Kemudian percaya yakin beriman ditolong oleh Allah. Inilah Allah janjikan dalam surat Yunus ayat 62.
“Ingatlah, sesungguhnya wali-wali Allah
itu, tidak ada kekhawatiran terhadap mereka dan tidak (pula) mereka
bersedih hati. (Yaitu) orang-orang yang beriman dan mereka selalu
bertakwa. Bagi mereka berita gembira di dalam kehidupan di dunia dan
(dalam kehidupan} di akhirat. Tidak ada perobahan bagi kalimat-kalimat
(janji-janji) Allah. Yang demikian itu adalah kemenangan yang besar.” (QS. Yunus: 62-64)
Sesungguhnya kekasih-kekasih Allah tidak takut apa yang akan terjadi,
tidak bersedih apa yang sudah terjadi. Karena mereka benar-benar cinta,
beriman kepada Allah, dan mereka hidup dalam ketaqwaan kepada Allah.
Bagi mereka kebahagiaan di dunia dan kebahagiaan di akhirat, dan itu
pasti bagi mereka. Itulah kemenangan besar untuk mereka.

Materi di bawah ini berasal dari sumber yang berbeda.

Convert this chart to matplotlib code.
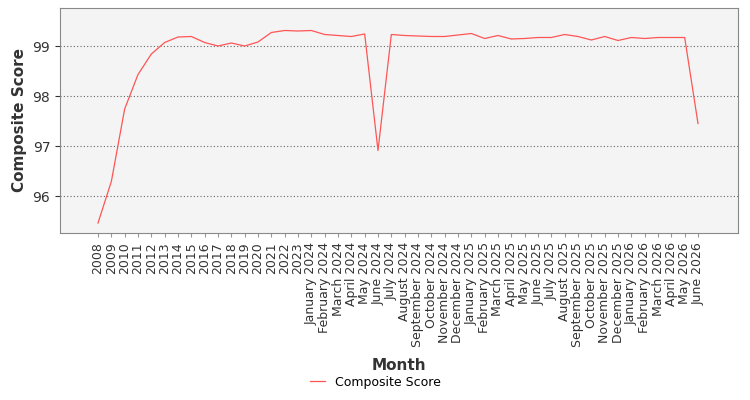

Kemudian, selalu melakukan yang terbaik
untuk Allah, jihad fii sabilillah. Kemudian merindukan perjumpaan
dengan-Nya. Subhanallah. Dan sangat senang menikmati ibadah, khusyuk
dalam beribadah, merupakan bukti cinta kepada Allah, kekasih menghadap
kekasih. Bukankah kekasih senang bermesraan dengan kekasihnya. Waktu
bermesraan dengan kekasih adalah waktu-waktu beribadah kepada-Nya.
Subhanakallahumma wabihamdika asyhaduallaailaahailla anta astaghfiruka wa atubuilaik.